How GitLab Reinforces Trust in Open Source by Justas_b (Medium, August 22, 2025)

Incident Snapshot

Researchers discovered that GitLab Runner, the tool responsible for executing CI/CD jobs, failed to properly verify the SHA256 checksum of downloaded binaries.

This meant that if someone swapped out the legitimate runner binary with a malicious one, the runner would still trust and execute it—no questions asked. The malicious binary could then:

  • Capture pipeline secrets (like API tokens, SSH keys, or passwords).

  • Send those secrets to an attacker-controlled server.

  • Allow deeper compromises of entire DevOps pipelines.

GitLab rewarded the researcher $11,850 for responsibly reporting the bug.

Why This Happened

  • Checksum Not Enforced

    • The runner downloaded and executed binaries without validating their integrity.

    • This oversight left the door open for tampering at any point in the supply chain.

  • False Sense of Security in Containers

    • Many developers assumed that running GitLab Runner in a Docker container offered isolation.

    • But if the binary inside the container was malicious, the container couldn’t prevent secrets from leaking.

  • Supply Chain Weaknesses

    • Attackers could build a malicious runner binary and distribute it through typosquatted Docker Hub repos, deceptive tutorials, or misleading documentation.

    • Users pulling the wrong image might never realize they’d installed a compromised version.

Impact — CVSS:3.1/AV:N/AC:H/PR:N/UI:R/S:C/C:H/I:H/A:H 8.3 (High)

Potential Real-World Impact

If unpatched, this bug could have enabled:

  • Widespread credential theft from organizations relying on CI/CD pipelines.

  • Persistent backdoors in software supply chains.

  • Reputational and regulatory fallout if customer data was exposed.

GitLab’s Response

GitLab didn’t brush it off as a “user misconfiguration.” Instead, they:

  • Patched the runner to enforce checksum validation.

  • Hardened their release process.

  • Publicly acknowledged the researcher with a bounty, reinforcing community trust.

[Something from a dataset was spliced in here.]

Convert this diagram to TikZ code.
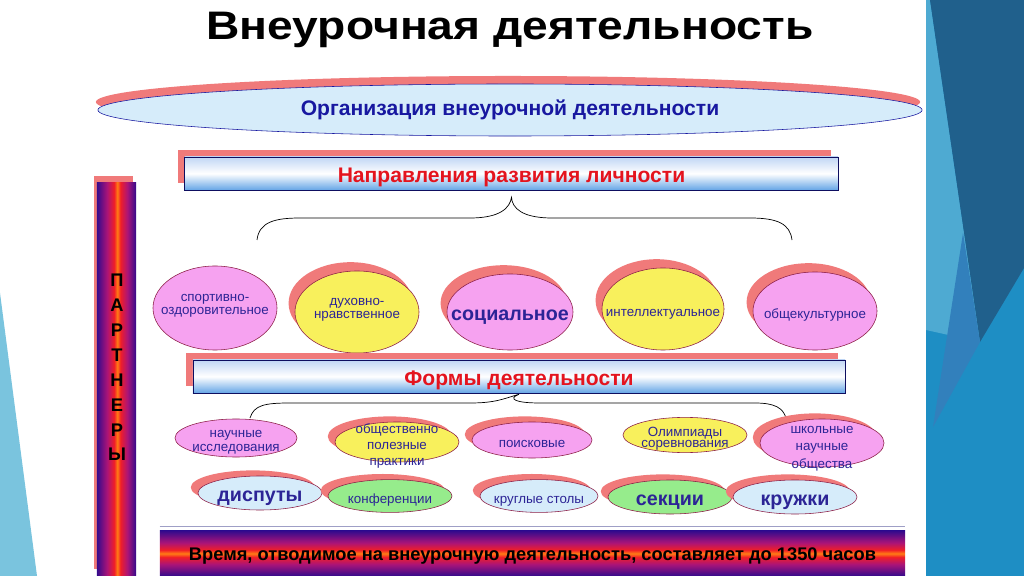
\documentclass[tikz,border=0pt]{standalone}
\usepackage{fontspec}
\setmainfont{Liberation Sans}
\newfontfamily\zagolovok[FakeStretch=1.16]{Liberation Sans}
\usetikzlibrary{shapes.geometric,shadows}

\definecolor{rozov}{RGB}{246,162,240}
\definecolor{zhelt}{RGB}{248,240,92}
\definecolor{goluboj}{RGB}{214,236,250}
\definecolor{zelen}{RGB}{150,236,140}
\definecolor{ten}{RGB}{240,122,122}
\definecolor{obvod}{RGB}{140,30,70}
\definecolor{sinij}{RGB}{44,36,150}
\definecolor{temnosin}{RGB}{24,24,160}
\definecolor{krasn}{RGB}{228,20,30}
\definecolor{polverh}{RGB}{192,214,245}
\definecolor{polniz}{RGB}{100,165,230}
\definecolor{barpurple}{RGB}{52,10,140}
\definecolor{barmagenta}{RGB}{170,20,120}
\definecolor{barred}{RGB}{240,30,40}
\definecolor{barorange}{RGB}{255,125,20}
\definecolor{fonsin}{RGB}{30,142,196}
\definecolor{fontemn}{RGB}{32,96,140}
\definecolor{fonsvet}{RGB}{78,170,210}
\definecolor{fonsred}{RGB}{50,128,188}
\definecolor{fonlevo}{RGB}{122,196,222}

\pgfdeclarehorizontalshading{partnershade}{100bp}{color(0bp)=(barpurple); color(25bp)=(barpurple);
  color(38bp)=(barmagenta); color(47bp)=(barred); color(51bp)=(barorange); color(55bp)=(barred);
  color(64bp)=(barmagenta); color(75bp)=(barpurple); color(100bp)=(barpurple)}
\pgfdeclareverticalshading{timeshade}{100bp}{color(0bp)=(barpurple); color(25bp)=(barpurple);
  color(38bp)=(barmagenta); color(46bp)=(barred); color(50bp)=(barorange); color(54bp)=(barred);
  color(62bp)=(barmagenta); color(75bp)=(barpurple); color(100bp)=(barpurple)}

% текст внутри овала не растягивает овал
\newcommand\odna[1]{\makebox[0pt]{#1}}
\newcommand\stroki[1]{\makebox[0pt]{\begin{tabular}{@{}c@{}}#1\end{tabular}}}

\begin{document}
\begin{tikzpicture}[x=0.025cm, y=-0.025cm,
    oval/.style={ellipse, draw=obvod, line width=0.4pt, inner sep=0pt,
      text=sinij, font=\fontsize{9.5}{9}\selectfont, text height=10.6pt, text depth=0pt},
    krup/.style={font=\fontsize{14}{14}\selectfont\bfseries, text height=11.6pt},
    sh/.style={drop shadow={shadow xshift=-0.16cm, shadow yshift=0.22cm, fill=ten, opacity=1}},
    shm/.style={drop shadow={shadow xshift=-0.18cm, shadow yshift=0.14cm, fill=ten, opacity=1}},
    polosa/.style={draw=temnosin!60!black, line width=0.5pt, top color=polverh,
      bottom color=polniz, middle color=white, inner sep=0pt, text=krasn,
      minimum height=0.83cm, font=\fontsize{15}{15}\selectfont\bfseries,
      text height=13.3pt, text depth=0pt,
      drop shadow={shadow xshift=-0.18cm, shadow yshift=0.18cm, fill=ten, opacity=1}},
    skobka/.style={line width=0.5pt, black}]
  \useasboundingbox (0,0) rectangle (1024,576);
  \fill[white] (0,0) rectangle (1024,576);
  % фон слайда
  \fill[fonlevo] (0,293) -- (37,576) -- (0,576) -- cycle;
  \fill[fonsin] (926,0) rectangle (1024,576);
  \fill[fonsvet] (926,0) -- (930,0) -- (980,342) -- (926,330) -- cycle;
  \fill[fontemn] (930,0) -- (1024,0) -- (1024,268) -- (980,342) -- cycle;
  \fill[fonsred] (963,233) -- (980,342) -- (933,427) -- cycle;

  % заголовок
  \node[font=\zagolovok\fontsize{28.3}{28.3}\selectfont\bfseries] (title) at (510,30) {Внеурочная деятельность};

  % организация
  \node[ellipse, draw=temnosin, fill=goluboj, minimum width=20.6cm, minimum height=1.3cm,
    drop shadow={shadow xshift=-0.05cm, shadow yshift=0.2cm, fill=ten, opacity=1},
    font=\fontsize{15}{15}\selectfont\bfseries, text=temnosin] (org) at (510,110)
    {Организация внеурочной деятельности};

  % направления
  \node[polosa, minimum width=16.33cm] (napr) at (511.5,173.5) {Направления развития личности};
  \coordinate (n1) at ([yshift=-0.17cm]napr.south);
  \draw[skobka] (257,240) .. controls (259,222) and (275,218) .. (300,218) -- (470,218)
    .. controls (500,218) and (510,208) .. (n1) .. controls (512,208) and (522,218) .. (552,218)
    -- (750,218) .. controls (778,218) and (790,224) .. (792,240);

  % партнеры
  \node[shade, shading=partnershade, minimum width=0.98cm, minimum height=9.83cm, inner sep=0pt,
    drop shadow={shadow xshift=-0.08cm, shadow yshift=0.18cm, fill=ten, opacity=1}]
    (partn) at (116.5,379.5) {};
  \node[font=\fontsize{13}{17.7}\selectfont\bfseries, align=center, inner sep=0pt] (partntxt)
    at (117,367.5) {П\\А\\Р\\Т\\Н\\Е\\Р\\Ы};

  % направления развития
  \node[oval, fill=rozov, minimum width=3.1cm, minimum height=2.1cm, text height=0.6pt]
    (sport) at (215,308) {\stroki{спортивно-\\оздоровительное}};
  \node[oval, sh, fill=zhelt, minimum width=3.1cm, minimum height=2.05cm, text height=0.6pt]
    (duh) at (357,312) {\stroki{духовно-\\нравственное}};
  \node[oval, sh, krup, fill=rozov, minimum width=3.15cm, minimum height=1.9cm] (soc) at (510,312)
    {\odna{социальное}};
  \node[oval, sh, fill=zhelt, minimum width=3.05cm, minimum height=2.05cm] (intel) at (663,309)
    {\odna{интеллектуальное}};
  \node[oval, sh, fill=rozov, minimum width=3.1cm, minimum height=1.95cm] (obsh) at (815,311)
    {\odna{общекультурное}};

  % формы
  \node[polosa, minimum width=16.3cm] (formy) at (519,376.5) {Формы деятельности};
  \coordinate (n2) at ([yshift=-0.02cm]formy.south);
  \draw[skobka] (250,418) .. controls (254,405) and (265,403) .. (290,403) -- (470,403)
    .. controls (495,403) and (503,399) .. (n2) .. controls (507,399) and (516,403) .. (540,403)
    -- (755,403) .. controls (775,403) and (783,408) .. (786,418);

  \node[oval, fill=rozov, minimum width=3.05cm, minimum height=0.95cm, text height=10.35pt,
    font=\fontsize{9.5}{10}\selectfont] (nauch) at (236,438) {\stroki{научные\\исследования}};
  \node[oval, shm, fill=zhelt, minimum width=3.1cm, minimum height=1.0cm, text height=10.35pt,
    font=\fontsize{9.5}{11.6}\selectfont] (polez) at (397,442) {\stroki{общественно\\полезные\\практики}};
  \node[oval, shm, fill=rozov, minimum width=3.0cm, minimum height=0.9cm] (poisk) at (532,440)
    {\odna{поисковые}};
  \node[oval, fill=zhelt, minimum width=3.1cm, minimum height=0.88cm, text height=10.35pt,
    font=\fontsize{9.5}{8.5}\selectfont] (olimp) at (685,435) {\stroki{Олимпиады\\соревнования}};
  \node[oval, shm, fill=rozov, minimum width=3.1cm, minimum height=1.2cm, text height=10.35pt,
    font=\fontsize{9.5}{12.4}\selectfont] (shkol) at (822,443) {\stroki{школьные\\научные\\общества}};

  \node[oval, shm, krup, fill=goluboj, minimum width=3.1cm, minimum height=0.85cm] (disp) at (260,493)
    {\odna{диспуты}};
  \node[oval, shm, fill=zelen, minimum width=3.1cm, minimum height=0.82cm] (konf) at (390,496)
    {\odna{конференции}};
  \node[oval, shm, fill=goluboj, minimum width=2.95cm, minimum height=0.82cm] (stol) at (539,496)
    {\odna{круглые столы}};
  \node[oval, shm, krup, fill=zelen, minimum width=3.1cm, minimum height=0.85cm] (sekc) at (670,497)
    {\odna{секции}};
  \node[oval, shm, krup, fill=goluboj, minimum width=3.1cm, minimum height=0.85cm] (kruzh) at (795,497)
    {\odna{кружки}};

  % время
  \node[shade, shading=timeshade, minimum width=18.63cm, minimum height=1.125cm, inner sep=0pt,
    text height=9.4pt, text depth=0pt, font=\fontsize{13}{13}\selectfont\bfseries] (vremya) at (532.5,553.5)
    {Время, отводимое на внеурочную деятельность, составляет до 1350 часов};
  \draw[blue!25!gray!60, line width=0.6pt] ([yshift=0.1cm]vremya.north west) -- ([yshift=0.1cm]vremya.north east);
\end{tikzpicture}
\end{document}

This proactive stance shows GitLab’s seriousness about supply chain security—especially in an era where CI/CD pipelines are prime targets\

The Fix & Bounty

The GitLab backend validates the runner’s binary SHA against a whitelist of official builds before dispatching jobs. This way a Gitlab main application won’t accidentally “give away” sensitive data to a tempered runner.

Bounty

Conclusion

Docker and other containers aren’t always bulletproof.